Practical exercises typically include:
- Quadriceps strengthening: wall sits, straight-leg raises, step-downs, and eventually squats and lunges as pain allows
- Hip strengthening: clamshells, side-lying leg raises, single-leg bridges, and lateral band walks
- Stretching: the quadriceps, hamstrings, and iliotibial band to reduce tightness that pulls on the kneecap
Beyond exercise, several add-on treatments can help depending on your specific situation. Prefabricated foot orthotics (off-the-shelf insoles) can correct overpronation and reduce inward knee collapse. Kneecap taping, where athletic tape is applied to nudge the kneecap into better alignment, provides short-term pain relief during activity. Manual therapy and gait retraining, where a physical therapist adjusts how you run or walk, can also be effective. The 2024 guidelines emphasize that these supporting treatments should be tailored to the individual rather than applied as a one-size-fits-all protocol.
Recovery Timeline
Most people notice improvement within six to eight weeks of consistent strengthening exercises, but full recovery often takes three to six months. Runner’s knee is frustrating because it tends to linger if you only rest without addressing the underlying muscle weaknesses. Rest alone reduces pain temporarily, but the problem returns once you resume activity because the mechanical issue hasn’t been fixed.
You don’t necessarily have to stop all activity during recovery. Reducing your training volume, avoiding the specific movements that aggravate pain (deep squats, hill running, prolonged sitting), and gradually increasing load as symptoms allow is a more effective long-term strategy than complete rest. Many runners can continue with reduced mileage on flat surfaces while they build strength.
Preventing Runner’s Knee
Strengthening your hips and quadriceps before problems start is the single most effective prevention strategy, especially if you’re increasing your running volume. Avoid sudden jumps in training load. A common guideline is to increase weekly mileage by no more than 10 percent per week, though individual tolerance varies.

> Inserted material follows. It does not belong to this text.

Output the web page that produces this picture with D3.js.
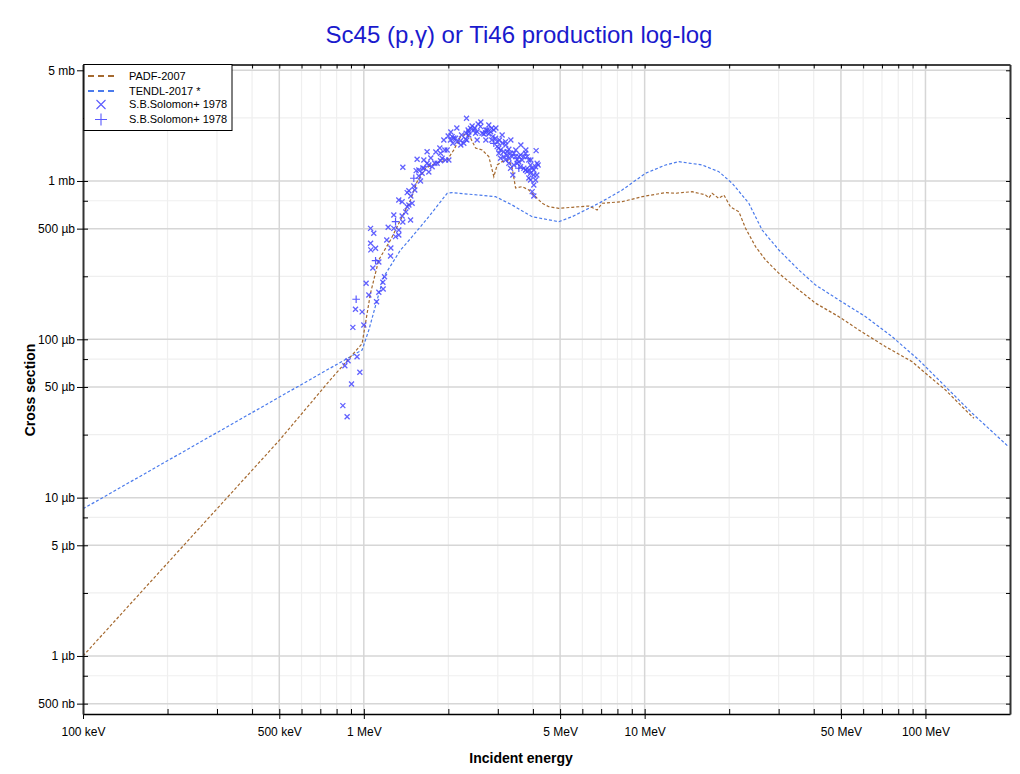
<!DOCTYPE html>
<html><head><meta charset="utf-8">
<script src="https://cdn.jsdelivr.net/npm/d3@7"></script>
<style>
body{margin:0;background:#fff}
svg{display:block}
text{font-family:"Liberation Sans",Arial,Helvetica,sans-serif}
</style>
</head><body>
<svg id="chart" width="1020" height="774"></svg>
<script>
// ---- data (energy in MeV, cross section in mb) ----
const padf = [[0.1,0.001],[0.5,0.023],[0.75,0.054],[0.986,0.094],[1.056,0.195],[1.13,0.317],[1.245,0.424],[1.351,0.567],[1.467,0.759],[1.548,0.99],[1.659,1.203],[1.80,1.293],[1.98,1.357],[2.092,1.57],[2.21,1.905],[2.302,1.981],[2.399,1.869],[2.499,1.616],[2.638,1.57],[2.787,1.424],[2.904,1.065],[2.984,1.262],[3.108,1.324],[3.284,1.357],[3.375,1.208],[3.47,0.903],[3.662,0.921],[3.869,0.877],[4.031,0.816],[4.315,0.723],[4.559,0.688],[4.947,0.672],[5.518,0.682],[6.327,0.695],[6.773,0.656],[7.058,0.723],[8.317,0.74],[9.797,0.796],[11.87,0.844],[12.88,0.836],[14.76,0.856],[16.48,0.816],[16.93,0.781],[17.39,0.836],[18.37,0.777],[19.15,0.816],[20.23,0.685],[21.65,0.64],[22.87,0.503],[24.83,0.385],[26.96,0.317],[30.07,0.261],[35.41,0.205],[40.61,0.169],[49.16,0.139],[57.92,0.1145],[72.1,0.0898],[89.7,0.0722],[100.1,0.061],[117.9,0.0478],[135.1,0.0375],[148.7,0.0317]];
const tendl = [[0.1,0.0085],[0.986,0.0856],[1.042,0.1145],[1.115,0.177],[1.178,0.2486],[1.351,0.3665],[1.486,0.4446],[1.704,0.595],[1.98,0.836],[2.063,0.844],[2.944,0.796],[3.375,0.705],[3.976,0.595],[4.947,0.553],[5.518,0.595],[6.87,0.723],[8.317,0.877],[10.07,1.118],[11.87,1.262],[13.24,1.324],[16.03,1.262],[18.37,1.145],[20.5,0.967],[23.5,0.723],[26.2,0.49],[30.06,0.3665],[35.4,0.274],[40.6,0.2203],[49.2,0.177],[61.2,0.139],[76.1,0.1038],[94.7,0.074],[117.9,0.0502],[146.7,0.0341],[198,0.0209]];
const solomonX = [[1.019,0.226],[1.042,0.1905],[0.986,0.149],[0.934,0.1547],[0.914,0.119],[1.0,0.123],[1.185,0.2486],[1.169,0.229],[1.131,0.198],[1.172,0.208],[1.11,0.1728],[0.856,0.0681],[0.879,0.0732],[0.946,0.0776],[0.968,0.0619],[0.904,0.0522],[0.842,0.0381],[0.872,0.0324],
[1.057,0.502],[1.085,0.467],[1.057,0.404],[1.101,0.376],[1.245,0.336],[1.221,0.51],[1.279,0.502],[1.332,0.49],[1.297,0.445],[1.332,0.456],[1.369,0.601],[1.427,0.688],[1.467,0.567],[1.486,0.723],[1.369,0.74],[1.427,0.844],[1.447,0.868],[1.519,0.877],[1.536,1.162],[1.57,1.173],[1.613,1.118],[1.592,1.0],[1.636,1.203],[1.68,1.293],[1.636,1.357],[1.548,1.371],[1.68,1.531],[1.377,1.22],[1.704,1.262],[1.751,1.231],[1.79,1.293],[1.824,1.293],[1.876,1.343],[1.9,1.391],[1.876,1.496],[1.943,1.57],[1.954,1.357],[2.008,1.357],[1.997,1.924],[2.036,1.816],[2.075,1.73],[2.063,1.905],[2.121,1.861],[2.149,1.771],[2.21,1.797],[2.228,1.953],[2.27,1.73],[2.302,1.834],[2.313,2.001],[2.351,2.1],[2.365,1.953],[2.399,2.152],[2.43,2.225],[2.321,2.489],[2.465,2.1],[2.499,2.001],[2.532,2.048],[2.553,2.291],[2.604,2.203],[2.638,2.001],[2.675,1.981],[2.713,2.019],[2.749,2.1],[2.787,1.981],[2.827,2.048],[2.85,2.152],[2.904,2.1],[2.88,1.905],[2.944,1.861],[2.984,1.771],[3.043,1.816],[2.984,1.647],[3.068,1.57],[3.108,1.73],[3.196,1.771],[3.152,1.531],[3.238,1.531],[3.284,1.586],[3.33,1.496],[3.375,1.424],[3.422,1.496],[3.47,1.424],[3.516,1.357],[3.565,1.424],[3.614,1.459],[3.662,1.357],[3.714,1.424],[3.766,1.496],[3.815,1.424],[3.869,1.357],[3.924,1.262],[3.976,1.203],[4.031,1.173],[4.088,1.231],[4.141,1.293],[4.175,1.262],[4.107,1.554],[3.869,1.173],[3.924,1.118],[4.031,1.091],[3.924,1.015],[4.088,1.015],[3.976,0.856],[4.031,0.804],[3.33,1.203],[3.284,1.293],[3.422,1.262],[3.516,1.293],[3.614,1.231],[3.714,1.203],[3.766,1.173],[3.815,1.145],[3.068,1.391],[3.025,1.496],[3.152,1.424],[3.196,1.357],[3.284,1.391],
[1.377,0.551],[1.411,0.637],[1.47,0.804],[1.507,0.93],[1.57,1.076],[1.622,1.208],[1.732,1.397],[1.805,1.525],[1.865,1.616],[1.927,1.816],[2.041,2.04],[2.144,2.162],[2.215,1.688],[2.327,1.816],[2.485,2.162],[2.532,1.816],[2.61,2.359],[2.72,1.816],[2.787,2.259],[2.856,1.816],[2.953,2.162],[3.025,1.616],[3.108,1.953],[3.204,1.688],[3.338,1.816],[3.477,1.57],[3.565,1.318],[3.775,1.57],[3.933,1.357],[4.031,0.943],[4.131,1.091],[3.869,1.045],[3.775,1.173],[3.394,1.091],[3.231,1.459],[3.624,1.688],[2.72,2.10],[2.365,2.04],[2.092,1.869],[1.98,1.57],[1.704,1.14],[1.447,0.705],[1.332,0.759],[1.279,0.61],[1.207,0.424],[1.248,0.377],[1.131,0.308],[1.077,0.282],[1.059,0.367]];
const solomonPlus = [[0.939,0.179],[1.101,0.3136],[1.297,0.553],[1.507,1.04],[2.904,1.73],[3.565,1.203]];
const xMajorTicks = [0.1,0.5,1,5,10,50,100];
const xTickLabels = ["100 keV","500 keV","1 MeV","5 MeV","10 MeV","50 MeV","100 MeV"];
const xMinorTicks = [0.2,0.3,0.4,0.6,0.7,0.8,0.9,2,3,4,6,7,8,9,20,30,40,60,70,80,90];
const yMajorTicks = [0.0005,0.001,0.005,0.01,0.05,0.1,0.5,1,5];
const yTickLabels = ["500 nb","1 µb","5 µb","10 µb","50 µb","100 µb","500 µb","1 mb","5 mb"];
const yMinorTicks = [0.00075,0.0025,0.0075,0.025,0.075,0.25,0.75,2.5];
const legendLabels = ["PADF-2007","TENDL-2017 *","S.B.Solomon+ 1978","S.B.Solomon+ 1978"];

// ---- layout ----
const L=83, R=1010, T=64.5, B=714;
const cBrown="#a5692f", cBlue="#4b7bec", cMark="#4646ff";
const svg = d3.select("#chart");
const x = d3.scaleLog().domain([0.1,200]).range([L,R]);
const y = d3.scaleLog().domain([0.00043,5.44]).range([B,T]);

// grid
const grid = svg.append("g");
grid.selectAll(".gxm").data(xMinorTicks).join("line")
  .attr("x1",d=>x(d)).attr("x2",d=>x(d)).attr("y1",T).attr("y2",B)
  .attr("stroke","#efefef").attr("stroke-width",1.2);
grid.selectAll(".gym").data(yMinorTicks).join("line")
  .attr("y1",d=>y(d)).attr("y2",d=>y(d)).attr("x1",L).attr("x2",R)
  .attr("stroke","#efefef").attr("stroke-width",1.2);
grid.selectAll(".gxM").data(xMajorTicks.slice(1)).join("line")
  .attr("x1",d=>x(d)).attr("x2",d=>x(d)).attr("y1",T).attr("y2",B)
  .attr("stroke","#d6d6d6").attr("stroke-width",1.5);
grid.selectAll(".gyM").data(yMajorTicks).join("line")
  .attr("y1",d=>y(d)).attr("y2",d=>y(d)).attr("x1",L).attr("x2",R)
  .attr("stroke","#d6d6d6").attr("stroke-width",1.5);

// clip
svg.append("clipPath").attr("id","clip").append("rect")
  .attr("x",L).attr("y",T).attr("width",R-L).attr("height",B-T);
const plot = svg.append("g").attr("clip-path","url(#clip)");
const line = d3.line().x(d=>x(d[0])).y(d=>y(d[1]));
plot.append("path").datum(tendl).attr("d",line).attr("fill","none")
  .attr("stroke",cBlue).attr("stroke-width",1.2).attr("stroke-dasharray","3,2");
plot.append("path").datum(padf).attr("d",line).attr("fill","none")
  .attr("stroke",cBrown).attr("stroke-width",1.2).attr("stroke-dasharray","3,2");

// markers
const sx=2.5;
plot.selectAll(".mx").data(solomonX).join("path")
  .attr("transform",d=>`translate(${x(d[0])},${y(d[1])})`)
  .attr("d",`M${-sx},${-sx}L${sx},${sx}M${-sx},${sx}L${sx},${-sx}`)
  .attr("stroke",cMark).attr("stroke-width",1.3).attr("fill","none").attr("opacity",0.85);
const sp=3.8;
plot.selectAll(".mp").data(solomonPlus).join("path")
  .attr("transform",d=>`translate(${x(d[0])},${y(d[1])})`)
  .attr("d",`M${-sp},0L${sp},0M0,${-sp}L0,${sp}`)
  .attr("stroke",cMark).attr("stroke-width",1.2).attr("fill","none").attr("opacity",0.9);

// axes
const fs="12px";
const axB = svg.append("g").attr("transform",`translate(0,${B})`)
  .call(d3.axisBottom(x).tickValues(xMajorTicks).tickFormat((d,i)=>xTickLabels[i]).tickSizeInner(5).tickSizeOuter(0).tickPadding(8));
axB.select(".domain").attr("stroke","#000").attr("stroke-width",1.6);
axB.selectAll("text").attr("font-size",fs).attr("fill","#000").style("font-family","'Liberation Sans',Arial,sans-serif");
svg.append("g").attr("transform",`translate(0,${B})`)
  .call(d3.axisTop(x).tickValues(xMajorTicks.concat(xMinorTicks)).tickSize(5).tickFormat(""))
  .call(g=>g.select(".domain").remove());

const axT = svg.append("g").attr("transform",`translate(0,${T})`)
  .call(d3.axisBottom(x).tickValues(xMajorTicks.concat(xMinorTicks)).tickSizeInner(4).tickSizeOuter(0).tickFormat(""));
axT.select(".domain").attr("stroke","#000").attr("stroke-width",1.3);

const axL = svg.append("g").attr("transform",`translate(${L},0)`)
  .call(d3.axisLeft(y).tickValues(yMajorTicks).tickFormat((d,i)=>yTickLabels[i]).tickSizeInner(6).tickSizeOuter(0).tickPadding(2));
axL.select(".domain").attr("stroke","#333").attr("stroke-width",2);
axL.selectAll("text").attr("font-size",fs).attr("fill","#000").style("font-family","'Liberation Sans',Arial,sans-serif");
svg.append("g").attr("transform",`translate(${L},0)`)
  .call(d3.axisRight(y).tickValues(yMajorTicks.concat(yMinorTicks)).tickSize(5).tickFormat(""))
  .call(g=>g.select(".domain").remove());

const axR = svg.append("g").attr("transform",`translate(${R},0)`)
  .call(d3.axisLeft(y).tickValues(yMajorTicks.concat(yMinorTicks)).tickSizeInner(4).tickSizeOuter(0).tickFormat(""));
axR.select(".domain").attr("stroke","#333").attr("stroke-width",2);

// titles
svg.append("text").attr("x",519).attr("y",43).attr("text-anchor","middle")
  .attr("font-size","24px").attr("fill","#1a1acd").text("Sc45 (p,γ) or Ti46 production log-log");
svg.append("text").attr("x",521).attr("y",763).attr("text-anchor","middle")
  .attr("font-size","14px").attr("font-weight","bold").text("Incident energy");
svg.append("text").attr("transform","translate(35,390) rotate(-90)").attr("text-anchor","middle")
  .attr("font-size","14px").attr("font-weight","bold").text("Cross section");

// legend
const lg = svg.append("g");
lg.append("rect").attr("x",84).attr("y",64.5).attr("width",148).attr("height",66)
  .attr("fill","#fff").attr("stroke","#000").attr("stroke-width",1);
const rows=[76,91,104.5,119.5];
lg.append("line").attr("x1",88).attr("x2",116).attr("y1",rows[0]).attr("y2",rows[0])
  .attr("stroke",cBrown).attr("stroke-width",2).attr("stroke-dasharray","6,4");
lg.append("line").attr("x1",88).attr("x2",116).attr("y1",rows[1]).attr("y2",rows[1])
  .attr("stroke",cBlue).attr("stroke-width",2).attr("stroke-dasharray","6,4");
lg.append("path").attr("transform",`translate(101,${rows[2]})`)
  .attr("d","M-4.5,-4.5L4.5,4.5M-4.5,4.5L4.5,-4.5").attr("stroke","#5a5aff").attr("stroke-width",1.1);
lg.append("path").attr("transform",`translate(101,${rows[3]})`)
  .attr("d","M-6,0L6,0M0,-6L0,6").attr("stroke","#5a5aff").attr("stroke-width",1.1);
lg.selectAll(".lt").data(legendLabels).join("text")
  .attr("x",129).attr("y",(d,i)=>rows[i]).attr("dy","0.35em")
  .attr("font-size","11px").attr("fill","#000").text(d=>d);
</script>
</body></html>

Footwear plays a supporting role. Cushioning is the shoe characteristic most consistently linked to both comfort and injury management by professionals. If you overpronate, shoes with medial support or off-the-shelf orthotics can help, though the evidence is stronger for treatment than for prevention. It’s worth noting that beliefs about what shoes can do vary widely among professionals: in one survey, 82 percent of shoe retailers believed footwear could reduce pronation, compared to only 42 percent of physiotherapists. Shoes matter, but they’re unlikely to compensate for weak muscles or poor mechanics on their own.